_Request:_ Give back only the lines from the one that contains "Write the Apache ECharts code for this chart." through the one that contains "const yTicks = [0.7, 0.8, 0.9, 1.0]", word for word and without images.

_Record list:_
== == ==

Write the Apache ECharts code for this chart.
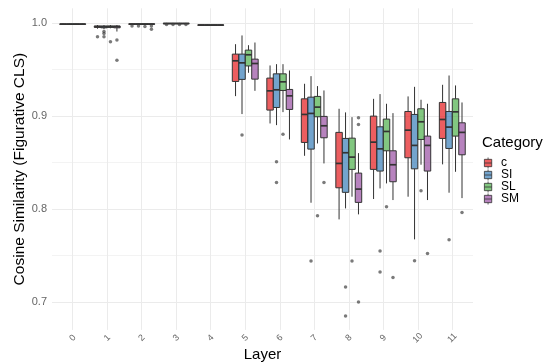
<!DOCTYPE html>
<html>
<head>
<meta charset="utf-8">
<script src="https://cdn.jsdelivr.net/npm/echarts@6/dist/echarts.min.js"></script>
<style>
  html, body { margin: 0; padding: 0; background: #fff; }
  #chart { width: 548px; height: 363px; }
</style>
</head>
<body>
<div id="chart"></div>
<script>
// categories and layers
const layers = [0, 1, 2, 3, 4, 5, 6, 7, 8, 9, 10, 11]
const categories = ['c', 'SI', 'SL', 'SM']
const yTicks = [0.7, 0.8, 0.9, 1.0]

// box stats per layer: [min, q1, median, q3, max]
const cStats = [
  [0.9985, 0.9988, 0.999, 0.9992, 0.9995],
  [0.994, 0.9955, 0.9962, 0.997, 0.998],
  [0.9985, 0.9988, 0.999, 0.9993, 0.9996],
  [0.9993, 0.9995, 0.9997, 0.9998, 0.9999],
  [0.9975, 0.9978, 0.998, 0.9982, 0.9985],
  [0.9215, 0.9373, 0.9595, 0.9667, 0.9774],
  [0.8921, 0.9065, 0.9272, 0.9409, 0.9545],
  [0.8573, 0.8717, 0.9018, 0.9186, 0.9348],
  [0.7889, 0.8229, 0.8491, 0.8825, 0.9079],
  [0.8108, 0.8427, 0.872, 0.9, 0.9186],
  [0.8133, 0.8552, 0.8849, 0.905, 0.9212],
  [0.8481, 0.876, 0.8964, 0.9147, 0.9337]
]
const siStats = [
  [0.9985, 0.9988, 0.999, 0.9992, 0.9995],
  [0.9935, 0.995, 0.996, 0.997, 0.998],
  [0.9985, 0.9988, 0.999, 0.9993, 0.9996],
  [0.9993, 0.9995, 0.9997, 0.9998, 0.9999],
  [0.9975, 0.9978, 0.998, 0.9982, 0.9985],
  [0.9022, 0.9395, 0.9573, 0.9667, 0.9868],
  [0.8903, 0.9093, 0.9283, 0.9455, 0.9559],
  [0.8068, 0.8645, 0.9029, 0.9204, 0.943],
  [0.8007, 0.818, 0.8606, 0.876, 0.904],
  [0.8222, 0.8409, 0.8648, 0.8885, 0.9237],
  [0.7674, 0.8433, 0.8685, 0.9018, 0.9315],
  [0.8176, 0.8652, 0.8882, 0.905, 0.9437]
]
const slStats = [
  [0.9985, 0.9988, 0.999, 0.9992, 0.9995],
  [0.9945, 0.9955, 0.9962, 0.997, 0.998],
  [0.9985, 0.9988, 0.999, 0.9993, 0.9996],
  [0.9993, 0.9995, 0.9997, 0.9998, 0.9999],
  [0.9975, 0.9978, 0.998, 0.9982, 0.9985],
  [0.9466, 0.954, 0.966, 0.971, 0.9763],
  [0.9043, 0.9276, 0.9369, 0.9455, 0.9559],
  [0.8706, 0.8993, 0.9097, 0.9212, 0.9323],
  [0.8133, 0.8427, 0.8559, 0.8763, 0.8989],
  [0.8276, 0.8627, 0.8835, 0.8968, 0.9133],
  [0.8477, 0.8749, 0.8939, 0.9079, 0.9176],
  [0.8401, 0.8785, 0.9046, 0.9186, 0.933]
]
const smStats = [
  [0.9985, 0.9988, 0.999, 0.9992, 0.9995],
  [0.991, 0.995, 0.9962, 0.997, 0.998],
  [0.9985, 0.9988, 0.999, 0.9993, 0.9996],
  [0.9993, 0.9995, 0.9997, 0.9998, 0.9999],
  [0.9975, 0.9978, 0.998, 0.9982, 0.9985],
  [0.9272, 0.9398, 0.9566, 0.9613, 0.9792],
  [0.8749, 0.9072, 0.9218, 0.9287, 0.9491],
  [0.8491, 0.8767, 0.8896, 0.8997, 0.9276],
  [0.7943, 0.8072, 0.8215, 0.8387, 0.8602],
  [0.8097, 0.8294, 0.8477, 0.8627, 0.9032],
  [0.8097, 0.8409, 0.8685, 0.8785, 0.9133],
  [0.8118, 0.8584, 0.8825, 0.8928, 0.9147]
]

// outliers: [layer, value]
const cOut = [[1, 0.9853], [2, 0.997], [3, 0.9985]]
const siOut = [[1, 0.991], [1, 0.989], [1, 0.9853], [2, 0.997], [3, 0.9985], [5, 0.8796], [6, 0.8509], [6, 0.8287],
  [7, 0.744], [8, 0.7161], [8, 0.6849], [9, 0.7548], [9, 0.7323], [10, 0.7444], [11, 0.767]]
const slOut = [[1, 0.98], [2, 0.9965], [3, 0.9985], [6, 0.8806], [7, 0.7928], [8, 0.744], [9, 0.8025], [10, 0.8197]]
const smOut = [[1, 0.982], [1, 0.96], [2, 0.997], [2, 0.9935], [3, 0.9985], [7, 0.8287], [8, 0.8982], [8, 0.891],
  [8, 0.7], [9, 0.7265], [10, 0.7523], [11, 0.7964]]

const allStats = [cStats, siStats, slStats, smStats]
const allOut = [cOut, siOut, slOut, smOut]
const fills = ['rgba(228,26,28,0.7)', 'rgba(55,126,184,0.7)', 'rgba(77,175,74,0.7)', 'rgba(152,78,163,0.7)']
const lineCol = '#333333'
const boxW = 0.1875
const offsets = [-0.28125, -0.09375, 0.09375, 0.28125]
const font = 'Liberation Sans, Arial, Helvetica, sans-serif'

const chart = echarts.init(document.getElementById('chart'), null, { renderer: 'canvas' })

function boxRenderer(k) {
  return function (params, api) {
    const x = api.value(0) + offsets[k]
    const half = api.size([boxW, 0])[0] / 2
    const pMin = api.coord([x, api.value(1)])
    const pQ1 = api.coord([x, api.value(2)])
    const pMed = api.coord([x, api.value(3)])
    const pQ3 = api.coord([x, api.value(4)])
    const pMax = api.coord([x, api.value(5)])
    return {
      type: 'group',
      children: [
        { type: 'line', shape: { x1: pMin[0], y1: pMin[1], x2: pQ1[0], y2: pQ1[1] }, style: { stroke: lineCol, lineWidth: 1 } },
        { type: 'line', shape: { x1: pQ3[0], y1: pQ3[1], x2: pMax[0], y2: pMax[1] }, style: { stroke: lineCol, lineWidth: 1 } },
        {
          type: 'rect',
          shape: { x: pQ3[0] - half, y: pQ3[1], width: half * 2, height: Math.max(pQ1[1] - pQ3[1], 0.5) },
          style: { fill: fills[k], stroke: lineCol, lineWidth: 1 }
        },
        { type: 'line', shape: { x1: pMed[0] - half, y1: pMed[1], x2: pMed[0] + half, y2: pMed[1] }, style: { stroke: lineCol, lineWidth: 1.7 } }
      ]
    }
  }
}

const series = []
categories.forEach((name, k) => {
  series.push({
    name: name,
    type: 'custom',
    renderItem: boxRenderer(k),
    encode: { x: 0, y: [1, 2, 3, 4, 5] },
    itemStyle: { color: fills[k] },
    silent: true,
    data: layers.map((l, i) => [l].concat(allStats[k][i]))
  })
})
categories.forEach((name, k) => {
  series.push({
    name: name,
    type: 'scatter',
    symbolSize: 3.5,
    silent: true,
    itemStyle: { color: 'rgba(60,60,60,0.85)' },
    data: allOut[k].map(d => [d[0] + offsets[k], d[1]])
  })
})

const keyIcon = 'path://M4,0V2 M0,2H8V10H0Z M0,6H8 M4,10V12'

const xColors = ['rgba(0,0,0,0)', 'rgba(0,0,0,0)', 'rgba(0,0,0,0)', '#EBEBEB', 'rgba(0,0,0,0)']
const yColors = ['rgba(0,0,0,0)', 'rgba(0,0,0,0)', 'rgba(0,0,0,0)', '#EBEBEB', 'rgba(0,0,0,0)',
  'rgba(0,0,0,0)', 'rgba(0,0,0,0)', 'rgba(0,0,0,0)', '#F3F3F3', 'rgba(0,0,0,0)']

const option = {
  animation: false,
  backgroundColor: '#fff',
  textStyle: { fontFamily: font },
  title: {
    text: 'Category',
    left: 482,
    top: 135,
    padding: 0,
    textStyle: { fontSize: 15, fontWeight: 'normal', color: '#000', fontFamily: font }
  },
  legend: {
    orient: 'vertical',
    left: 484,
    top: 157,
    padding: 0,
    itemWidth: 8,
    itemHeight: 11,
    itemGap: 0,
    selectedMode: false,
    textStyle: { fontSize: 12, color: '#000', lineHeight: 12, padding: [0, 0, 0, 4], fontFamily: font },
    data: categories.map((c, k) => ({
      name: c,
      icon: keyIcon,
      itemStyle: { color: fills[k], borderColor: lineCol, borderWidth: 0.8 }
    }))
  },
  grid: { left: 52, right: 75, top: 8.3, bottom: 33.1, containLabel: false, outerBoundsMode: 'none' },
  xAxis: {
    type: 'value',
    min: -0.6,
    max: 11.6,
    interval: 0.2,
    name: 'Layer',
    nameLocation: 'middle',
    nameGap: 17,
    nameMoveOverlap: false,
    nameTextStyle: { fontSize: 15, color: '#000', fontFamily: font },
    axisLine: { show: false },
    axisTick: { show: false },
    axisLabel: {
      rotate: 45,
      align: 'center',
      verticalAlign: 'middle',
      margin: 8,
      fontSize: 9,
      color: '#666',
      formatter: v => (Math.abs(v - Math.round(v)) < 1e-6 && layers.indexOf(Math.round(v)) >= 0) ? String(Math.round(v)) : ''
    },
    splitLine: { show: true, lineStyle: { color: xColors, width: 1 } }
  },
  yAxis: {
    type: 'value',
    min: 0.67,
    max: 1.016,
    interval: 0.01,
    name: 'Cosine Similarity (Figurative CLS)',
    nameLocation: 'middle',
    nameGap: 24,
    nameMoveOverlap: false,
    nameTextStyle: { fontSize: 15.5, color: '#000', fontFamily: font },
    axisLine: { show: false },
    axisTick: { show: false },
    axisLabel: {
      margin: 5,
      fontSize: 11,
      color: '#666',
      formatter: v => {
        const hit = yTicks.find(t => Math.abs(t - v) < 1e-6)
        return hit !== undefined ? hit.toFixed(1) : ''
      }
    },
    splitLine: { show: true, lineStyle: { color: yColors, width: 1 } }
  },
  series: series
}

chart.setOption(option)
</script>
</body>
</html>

== == ==

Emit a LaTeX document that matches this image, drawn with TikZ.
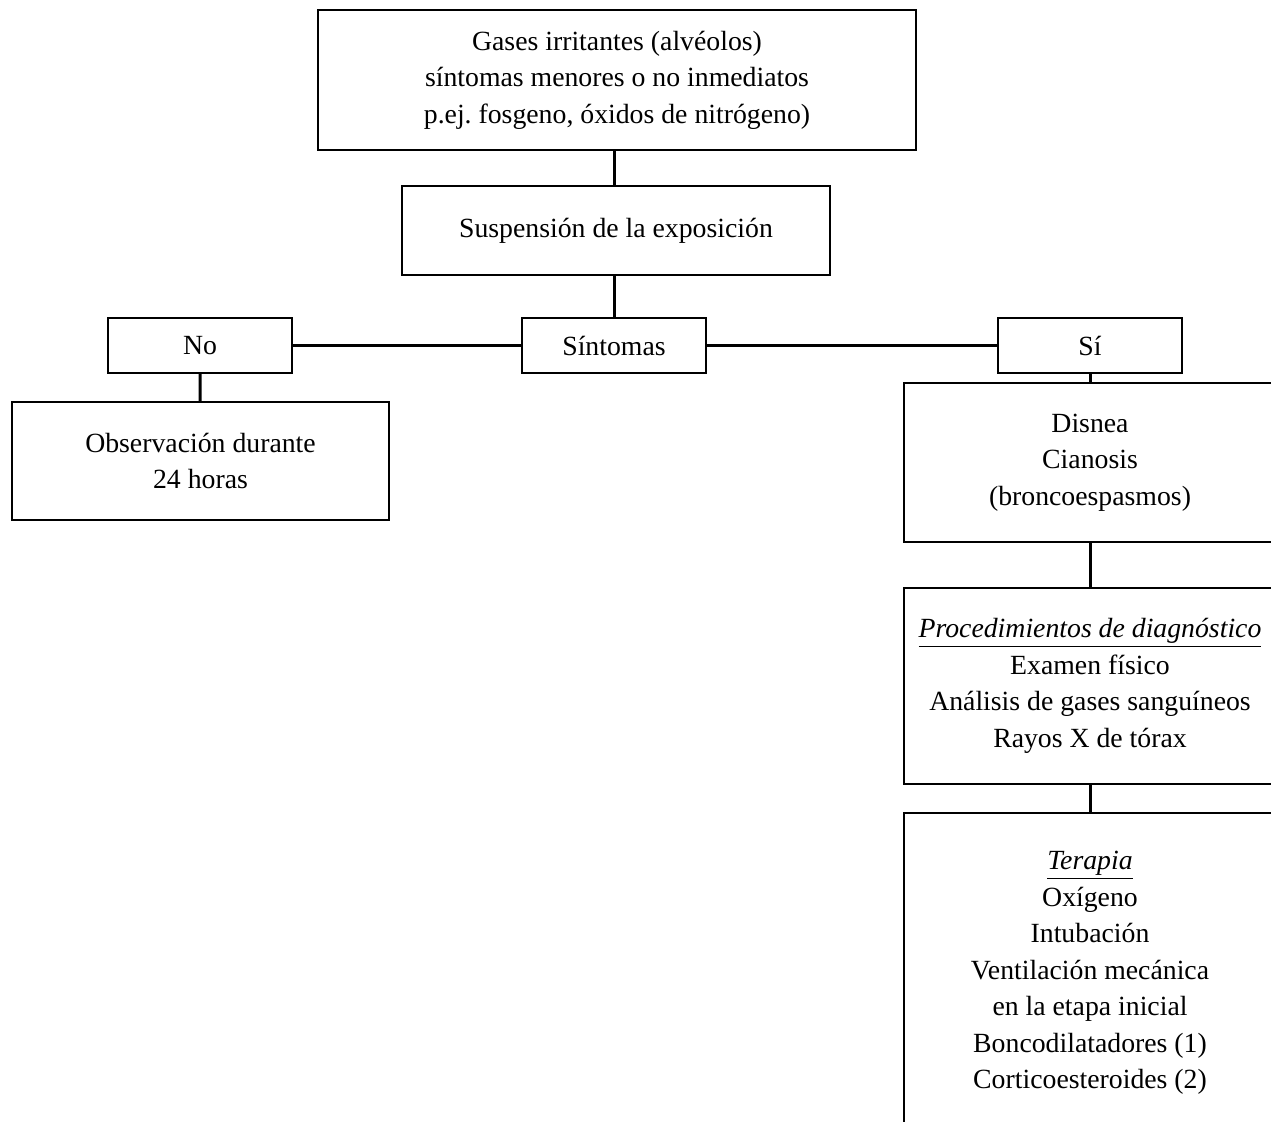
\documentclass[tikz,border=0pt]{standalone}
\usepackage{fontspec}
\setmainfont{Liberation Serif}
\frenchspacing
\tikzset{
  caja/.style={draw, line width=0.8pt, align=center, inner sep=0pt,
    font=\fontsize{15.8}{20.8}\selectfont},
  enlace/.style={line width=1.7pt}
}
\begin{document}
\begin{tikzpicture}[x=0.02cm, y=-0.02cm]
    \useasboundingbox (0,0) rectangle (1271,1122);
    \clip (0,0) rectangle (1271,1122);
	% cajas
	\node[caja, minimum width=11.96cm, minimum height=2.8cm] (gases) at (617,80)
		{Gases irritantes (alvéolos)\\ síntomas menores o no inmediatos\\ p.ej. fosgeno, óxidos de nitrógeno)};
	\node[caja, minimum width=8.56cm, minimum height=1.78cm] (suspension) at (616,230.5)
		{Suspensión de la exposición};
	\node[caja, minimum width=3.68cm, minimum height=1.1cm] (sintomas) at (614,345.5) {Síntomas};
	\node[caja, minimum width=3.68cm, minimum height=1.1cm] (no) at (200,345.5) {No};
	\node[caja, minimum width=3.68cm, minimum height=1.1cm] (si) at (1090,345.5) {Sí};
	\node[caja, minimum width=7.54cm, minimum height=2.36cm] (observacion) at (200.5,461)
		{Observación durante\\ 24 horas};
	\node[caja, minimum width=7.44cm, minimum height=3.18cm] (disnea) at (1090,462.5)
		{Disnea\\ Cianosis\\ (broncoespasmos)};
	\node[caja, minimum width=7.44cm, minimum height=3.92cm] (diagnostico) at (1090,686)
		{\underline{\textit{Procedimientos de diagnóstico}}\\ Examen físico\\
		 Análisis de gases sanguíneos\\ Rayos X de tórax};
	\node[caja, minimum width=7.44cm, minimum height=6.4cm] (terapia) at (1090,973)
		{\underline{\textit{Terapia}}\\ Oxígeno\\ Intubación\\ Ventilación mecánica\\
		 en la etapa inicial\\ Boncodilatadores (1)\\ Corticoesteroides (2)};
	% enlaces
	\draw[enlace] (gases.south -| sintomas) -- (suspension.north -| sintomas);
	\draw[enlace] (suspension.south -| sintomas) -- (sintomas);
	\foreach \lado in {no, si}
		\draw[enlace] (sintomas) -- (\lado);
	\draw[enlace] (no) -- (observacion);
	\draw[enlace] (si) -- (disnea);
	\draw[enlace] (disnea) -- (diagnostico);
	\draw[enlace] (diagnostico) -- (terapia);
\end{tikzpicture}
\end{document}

== == ==

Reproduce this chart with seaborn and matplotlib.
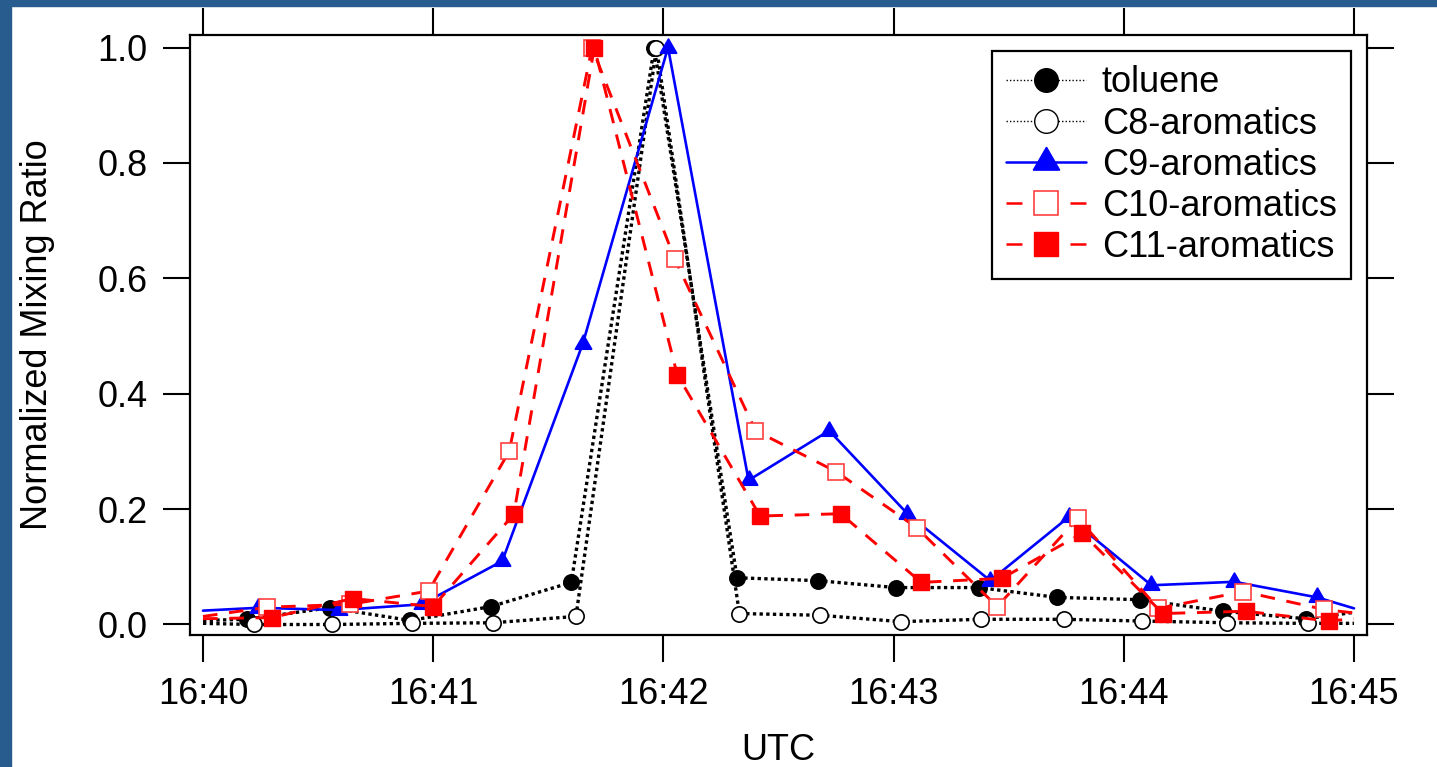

== == ==

_Exercise output:_
Write the Apache ECharts code for this chart.
<!DOCTYPE html>
<html>
<head>
<meta charset="utf-8">
<script src="https://cdn.jsdelivr.net/npm/echarts@6/dist/echarts.min.js"></script>
<style>
  html, body { margin: 0; padding: 0; background: #fff; }
  #chart { width: 548px; height: 363px; }
</style>
</head>
<body>
<div id="chart"></div>
<script>
// categories and layers
const layers = [0, 1, 2, 3, 4, 5, 6, 7, 8, 9, 10, 11]
const categories = ['c', 'SI', 'SL', 'SM']
const yTicks = [0.7, 0.8, 0.9, 1.0]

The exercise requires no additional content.